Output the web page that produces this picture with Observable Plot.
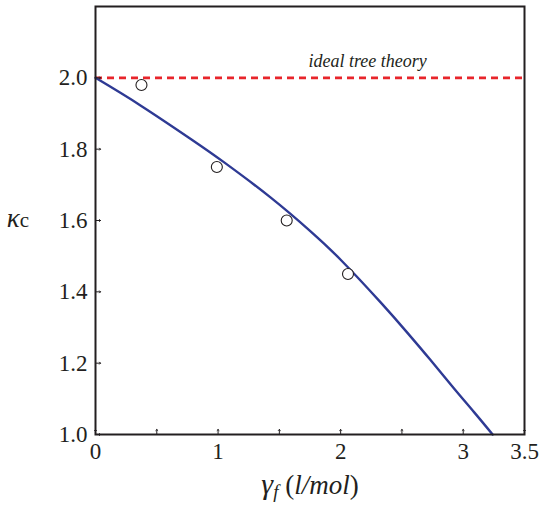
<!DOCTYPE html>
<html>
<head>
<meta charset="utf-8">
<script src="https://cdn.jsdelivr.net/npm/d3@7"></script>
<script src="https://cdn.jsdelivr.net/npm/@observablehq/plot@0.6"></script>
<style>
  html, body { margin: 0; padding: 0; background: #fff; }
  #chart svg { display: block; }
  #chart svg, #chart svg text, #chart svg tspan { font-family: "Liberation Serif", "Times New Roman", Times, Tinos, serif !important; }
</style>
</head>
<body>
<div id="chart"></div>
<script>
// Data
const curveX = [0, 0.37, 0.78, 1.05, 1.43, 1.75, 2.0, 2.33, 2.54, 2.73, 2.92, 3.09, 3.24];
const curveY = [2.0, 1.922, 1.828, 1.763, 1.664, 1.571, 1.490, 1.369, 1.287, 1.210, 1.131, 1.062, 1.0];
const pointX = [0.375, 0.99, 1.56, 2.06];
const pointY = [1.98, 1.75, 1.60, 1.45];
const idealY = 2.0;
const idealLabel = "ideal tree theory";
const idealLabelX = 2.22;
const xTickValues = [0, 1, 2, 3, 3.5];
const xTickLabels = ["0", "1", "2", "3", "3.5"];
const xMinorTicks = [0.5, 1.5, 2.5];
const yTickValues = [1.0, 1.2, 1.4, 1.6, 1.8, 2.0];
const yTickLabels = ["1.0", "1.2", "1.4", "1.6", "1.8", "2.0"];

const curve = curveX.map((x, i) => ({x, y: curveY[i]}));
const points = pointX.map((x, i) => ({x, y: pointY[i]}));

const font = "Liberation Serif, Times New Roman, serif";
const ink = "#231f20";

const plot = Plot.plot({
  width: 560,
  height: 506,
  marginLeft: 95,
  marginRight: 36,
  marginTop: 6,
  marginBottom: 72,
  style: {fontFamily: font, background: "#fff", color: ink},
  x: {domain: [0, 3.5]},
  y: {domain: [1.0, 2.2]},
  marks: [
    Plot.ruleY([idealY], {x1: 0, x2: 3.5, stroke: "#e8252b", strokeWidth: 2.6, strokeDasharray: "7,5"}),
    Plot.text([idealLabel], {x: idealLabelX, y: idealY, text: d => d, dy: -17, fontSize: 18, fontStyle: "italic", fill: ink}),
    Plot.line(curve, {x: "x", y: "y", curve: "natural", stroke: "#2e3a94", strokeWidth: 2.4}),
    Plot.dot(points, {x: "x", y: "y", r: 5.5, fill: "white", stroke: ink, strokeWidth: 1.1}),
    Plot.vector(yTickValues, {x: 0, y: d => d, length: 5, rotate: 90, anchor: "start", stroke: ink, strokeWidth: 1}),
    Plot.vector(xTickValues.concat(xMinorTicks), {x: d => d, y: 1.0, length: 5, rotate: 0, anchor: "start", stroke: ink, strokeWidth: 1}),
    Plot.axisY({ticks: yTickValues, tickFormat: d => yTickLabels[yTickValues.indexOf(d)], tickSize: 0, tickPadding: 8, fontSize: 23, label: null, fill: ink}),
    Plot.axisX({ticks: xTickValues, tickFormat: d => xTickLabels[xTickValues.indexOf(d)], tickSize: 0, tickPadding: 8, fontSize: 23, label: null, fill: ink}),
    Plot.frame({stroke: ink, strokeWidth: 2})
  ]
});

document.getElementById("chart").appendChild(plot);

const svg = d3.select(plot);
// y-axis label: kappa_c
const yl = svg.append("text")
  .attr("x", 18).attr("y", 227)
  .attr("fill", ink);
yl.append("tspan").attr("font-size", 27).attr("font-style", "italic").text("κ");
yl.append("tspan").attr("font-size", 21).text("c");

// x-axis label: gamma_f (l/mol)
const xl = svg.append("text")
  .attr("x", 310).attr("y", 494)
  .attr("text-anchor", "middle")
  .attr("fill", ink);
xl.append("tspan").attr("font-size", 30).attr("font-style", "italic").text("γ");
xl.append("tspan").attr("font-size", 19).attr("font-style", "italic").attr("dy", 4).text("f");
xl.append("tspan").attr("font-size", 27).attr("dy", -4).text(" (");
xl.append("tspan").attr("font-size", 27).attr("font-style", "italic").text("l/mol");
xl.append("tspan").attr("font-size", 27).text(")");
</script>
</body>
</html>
+ + +
- _EXERCISE OBJECTIVE_
Extract the full listing above verbatim; pictures are to be left out of the copy.

- _IN RESPONSE_
Output the web page that produces this picture with Observable Plot.
<!DOCTYPE html>
<html>
<head>
<meta charset="utf-8">
<script src="https://cdn.jsdelivr.net/npm/d3@7"></script>
<script src="https://cdn.jsdelivr.net/npm/@observablehq/plot@0.6"></script>
<style>
  html, body { margin: 0; padding: 0; background: #fff; }
  #chart svg { display: block; }
  #chart svg, #chart svg text, #chart svg tspan { font-family: "Liberation Serif", "Times New Roman", Times, Tinos, serif !important; }
</style>
</head>
<body>
<div id="chart"></div>
<script>
// Data
const curveX = [0, 0.37, 0.78, 1.05, 1.43, 1.75, 2.0, 2.33, 2.54, 2.73, 2.92, 3.09, 3.24];
const curveY = [2.0, 1.922, 1.828, 1.763, 1.664, 1.571, 1.490, 1.369, 1.287, 1.210, 1.131, 1.062, 1.0];
const pointX = [0.375, 0.99, 1.56, 2.06];
const pointY = [1.98, 1.75, 1.60, 1.45];
const idealY = 2.0;
const idealLabel = "ideal tree theory";
const idealLabelX = 2.22;
const xTickValues = [0, 1, 2, 3, 3.5];
const xTickLabels = ["0", "1", "2", "3", "3.5"];
const xMinorTicks = [0.5, 1.5, 2.5];
const yTickValues = [1.0, 1.2, 1.4, 1.6, 1.8, 2.0];
const yTickLabels = ["1.0", "1.2", "1.4", "1.6", "1.8", "2.0"];

const curve = curveX.map((x, i) => ({x, y: curveY[i]}));
const points = pointX.map((x, i) => ({x, y: pointY[i]}));

const font = "Liberation Serif, Times New Roman, serif";
const ink = "#231f20";

const plot = Plot.plot({
  width: 560,
  height: 506,
  marginLeft: 95,
  marginRight: 36,
  marginTop: 6,
  marginBottom: 72,
  style: {fontFamily: font, background: "#fff", color: ink},
  x: {domain: [0, 3.5]},
  y: {domain: [1.0, 2.2]},
  marks: [
    Plot.ruleY([idealY], {x1: 0, x2: 3.5, stroke: "#e8252b", strokeWidth: 2.6, strokeDasharray: "7,5"}),
    Plot.text([idealLabel], {x: idealLabelX, y: idealY, text: d => d, dy: -17, fontSize: 18, fontStyle: "italic", fill: ink}),
    Plot.line(curve, {x: "x", y: "y", curve: "natural", stroke: "#2e3a94", strokeWidth: 2.4}),
    Plot.dot(points, {x: "x", y: "y", r: 5.5, fill: "white", stroke: ink, strokeWidth: 1.1}),
    Plot.vector(yTickValues, {x: 0, y: d => d, length: 5, rotate: 90, anchor: "start", stroke: ink, strokeWidth: 1}),
    Plot.vector(xTickValues.concat(xMinorTicks), {x: d => d, y: 1.0, length: 5, rotate: 0, anchor: "start", stroke: ink, strokeWidth: 1}),
    Plot.axisY({ticks: yTickValues, tickFormat: d => yTickLabels[yTickValues.indexOf(d)], tickSize: 0, tickPadding: 8, fontSize: 23, label: null, fill: ink}),
    Plot.axisX({ticks: xTickValues, tickFormat: d => xTickLabels[xTickValues.indexOf(d)], tickSize: 0, tickPadding: 8, fontSize: 23, label: null, fill: ink}),
    Plot.frame({stroke: ink, strokeWidth: 2})
  ]
});

document.getElementById("chart").appendChild(plot);

const svg = d3.select(plot);
// y-axis label: kappa_c
const yl = svg.append("text")
  .attr("x", 18).attr("y", 227)
  .attr("fill", ink);
yl.append("tspan").attr("font-size", 27).attr("font-style", "italic").text("κ");
yl.append("tspan").attr("font-size", 21).text("c");

// x-axis label: gamma_f (l/mol)
const xl = svg.append("text")
  .attr("x", 310).attr("y", 494)
  .attr("text-anchor", "middle")
  .attr("fill", ink);
xl.append("tspan").attr("font-size", 30).attr("font-style", "italic").text("γ");
xl.append("tspan").attr("font-size", 19).attr("font-style", "italic").attr("dy", 4).text("f");
xl.append("tspan").attr("font-size", 27).attr("dy", -4).text(" (");
xl.append("tspan").attr("font-size", 27).attr("font-style", "italic").text("l/mol");
xl.append("tspan").attr("font-size", 27).text(")");
</script>
</body>
</html>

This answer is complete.